Leuna, Halle und Berlin. Die Situation ist vergleichbar. Aus den Vororten ziehen Arbeiter in das Zentrum.
Selbst für das Aufmarsch-gewohnte Berlin ist es ein ungewöhnlicher Tag. Arbeiter strömen von mehreren Seiten in das Zentrum der Stadt. Ein Kollege vom RIAS spricht mit ihnen, als sie durch den Westsektor Berlins marschieren. Sie demonstrieren gegen die 10-prozentige Erhöhung der Arbeitsnormen.
Wo arbeiten Sie denn?
Henningsdorf
Wann fängt denn die Schicht an morgens?
6 Uhr 10.
Und was hat den Anstoß gegeben? Ist der Entschluss heute Morgen gefallen oder gestern schon?
Heute früh.
Geschlossen das Werk verlassen um 7 Uhr.
Und die Kommunisten im Werk? Was haben die gemacht?
Kopf hängen lassen.
Die sind nicht mit? Nein?
Nein.
Haben die versucht, den Zug aufzuhalten?
Nein. Nicht. Gar nicht.
Hatten ihr Parteiabzeichen mit einem Mal abgenknippst von der Jacke.
Wieviel Mann werden das sein ungefähr?
5.000 Mann.
Die sind alle mit?
LEW und Stahlwerk
Die sind alle mit?
Alle geschlossen. Ja.
RIAS-Reporter im Gespräche mit Arbeitern
180 Kilometer weiter südlich, die Leuna-Werke. Auch hier sind die Arbeiter im Ausstand. Im Radio erzählt später einer von ihnen, was genau passierte.

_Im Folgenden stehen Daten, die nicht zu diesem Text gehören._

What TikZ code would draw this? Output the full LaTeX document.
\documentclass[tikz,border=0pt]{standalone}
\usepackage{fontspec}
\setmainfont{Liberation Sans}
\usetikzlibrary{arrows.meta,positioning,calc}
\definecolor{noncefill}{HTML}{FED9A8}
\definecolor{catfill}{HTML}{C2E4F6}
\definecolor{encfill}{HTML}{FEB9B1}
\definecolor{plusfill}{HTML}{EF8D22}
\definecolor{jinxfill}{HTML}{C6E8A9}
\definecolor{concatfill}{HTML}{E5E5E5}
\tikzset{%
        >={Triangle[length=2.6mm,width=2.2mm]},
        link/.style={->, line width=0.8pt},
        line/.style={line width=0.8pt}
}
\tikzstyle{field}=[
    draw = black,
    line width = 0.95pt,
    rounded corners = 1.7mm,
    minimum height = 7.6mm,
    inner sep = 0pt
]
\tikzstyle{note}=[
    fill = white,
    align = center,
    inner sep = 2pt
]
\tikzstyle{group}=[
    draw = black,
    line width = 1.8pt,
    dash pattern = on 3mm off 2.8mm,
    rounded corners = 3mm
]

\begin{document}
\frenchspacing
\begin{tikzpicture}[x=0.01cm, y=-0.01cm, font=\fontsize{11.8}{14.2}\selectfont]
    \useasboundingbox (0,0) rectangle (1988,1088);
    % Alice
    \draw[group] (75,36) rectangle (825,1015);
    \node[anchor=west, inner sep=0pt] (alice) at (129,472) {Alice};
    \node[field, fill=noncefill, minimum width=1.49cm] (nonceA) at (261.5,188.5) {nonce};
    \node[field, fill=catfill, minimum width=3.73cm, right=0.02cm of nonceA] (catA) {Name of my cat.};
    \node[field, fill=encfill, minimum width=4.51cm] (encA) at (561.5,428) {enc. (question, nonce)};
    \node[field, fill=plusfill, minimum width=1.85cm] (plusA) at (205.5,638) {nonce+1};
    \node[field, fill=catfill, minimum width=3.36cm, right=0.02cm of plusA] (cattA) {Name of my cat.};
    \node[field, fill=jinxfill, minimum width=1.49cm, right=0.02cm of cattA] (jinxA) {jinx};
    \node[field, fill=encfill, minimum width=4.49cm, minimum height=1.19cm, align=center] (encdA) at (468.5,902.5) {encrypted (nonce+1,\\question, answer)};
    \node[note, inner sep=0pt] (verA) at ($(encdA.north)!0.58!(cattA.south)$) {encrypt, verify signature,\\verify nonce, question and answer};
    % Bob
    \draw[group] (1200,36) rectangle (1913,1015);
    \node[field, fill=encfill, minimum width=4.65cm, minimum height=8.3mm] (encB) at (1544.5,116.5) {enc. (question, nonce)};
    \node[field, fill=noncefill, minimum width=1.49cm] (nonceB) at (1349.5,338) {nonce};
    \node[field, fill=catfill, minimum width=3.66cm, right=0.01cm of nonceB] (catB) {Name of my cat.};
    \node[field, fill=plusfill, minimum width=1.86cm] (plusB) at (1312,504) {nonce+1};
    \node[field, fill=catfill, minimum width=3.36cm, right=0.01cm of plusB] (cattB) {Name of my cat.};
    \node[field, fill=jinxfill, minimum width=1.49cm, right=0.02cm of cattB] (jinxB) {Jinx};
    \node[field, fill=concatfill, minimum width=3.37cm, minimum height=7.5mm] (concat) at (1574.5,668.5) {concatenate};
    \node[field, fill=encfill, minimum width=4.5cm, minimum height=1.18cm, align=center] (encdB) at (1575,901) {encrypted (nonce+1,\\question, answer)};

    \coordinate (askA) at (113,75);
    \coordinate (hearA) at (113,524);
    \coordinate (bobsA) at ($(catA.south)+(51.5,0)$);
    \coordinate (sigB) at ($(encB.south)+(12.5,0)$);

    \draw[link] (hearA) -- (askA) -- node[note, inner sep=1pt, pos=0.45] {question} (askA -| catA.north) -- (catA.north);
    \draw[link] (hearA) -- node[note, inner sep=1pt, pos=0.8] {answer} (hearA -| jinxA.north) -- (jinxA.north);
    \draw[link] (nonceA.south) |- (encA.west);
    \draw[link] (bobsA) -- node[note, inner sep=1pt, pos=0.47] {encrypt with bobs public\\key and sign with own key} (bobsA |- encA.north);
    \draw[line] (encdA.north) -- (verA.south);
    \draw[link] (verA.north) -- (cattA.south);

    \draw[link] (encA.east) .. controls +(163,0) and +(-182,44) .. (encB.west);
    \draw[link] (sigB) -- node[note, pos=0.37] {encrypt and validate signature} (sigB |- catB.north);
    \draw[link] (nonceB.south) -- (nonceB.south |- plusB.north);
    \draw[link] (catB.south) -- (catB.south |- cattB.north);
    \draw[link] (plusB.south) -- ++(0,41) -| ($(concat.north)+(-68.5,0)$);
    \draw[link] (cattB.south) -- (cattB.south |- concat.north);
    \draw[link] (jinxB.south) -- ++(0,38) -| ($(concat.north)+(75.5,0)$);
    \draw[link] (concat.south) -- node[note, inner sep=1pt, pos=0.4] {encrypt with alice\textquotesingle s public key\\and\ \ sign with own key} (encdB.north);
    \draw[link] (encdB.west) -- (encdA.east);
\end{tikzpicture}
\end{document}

Bau 15 war es. Da fing es an, dass die Arbeiter meuterten. Durch Radfahrer, durch Arbeiter, die im Werk rumfuhren, erfuhren wir davon. Es wurde die gesamte Arbeiterschaft von den Leuna-Werken zum Verwaltungsgebäude bestellt. Und als wir vorkamen, da waren dort schon mindestens 20.000 Mann versammelt, die Leuna-Werke haben 28.000 Mann Belegschaft.
Leuna-Arbeiter im Radio-Interview
Zur selben Zeit am späten Vormittag sitzt Herbert Priew als Student 20 Kilometer weiter nördlich in einer Vorlesung in Halle.
Und da wurde dann erzählt ‚Da ist was los in der Stadt.‘ Und da bin ich in die Stadt gegangen und da kamen die Arbeiter von der Waggonfabrik Ammendorf schon. Und da wurde ich erst gefragt ‚Was willst du denn hier?‘ und ‚Wer bist du?‘Und da haben wir uns einige Worte ausgetauscht. Und dann kam ein Arbeiter mit einer dicken Lederschürze, haute mir auf die Schulter und sagte ‚Heute nicht Arbeiter und Bauern, sondern heute Arbeiter und Studenten.‘
Herbert Priew, damals Student
Zu diesem Zeitpunkt wissen Arbeiter und Student noch nicht, dass Herbert Priew später eine führende Rolle im Aufstand einnehmen und – für zwei Jahre ins Gefängnis gehen würde.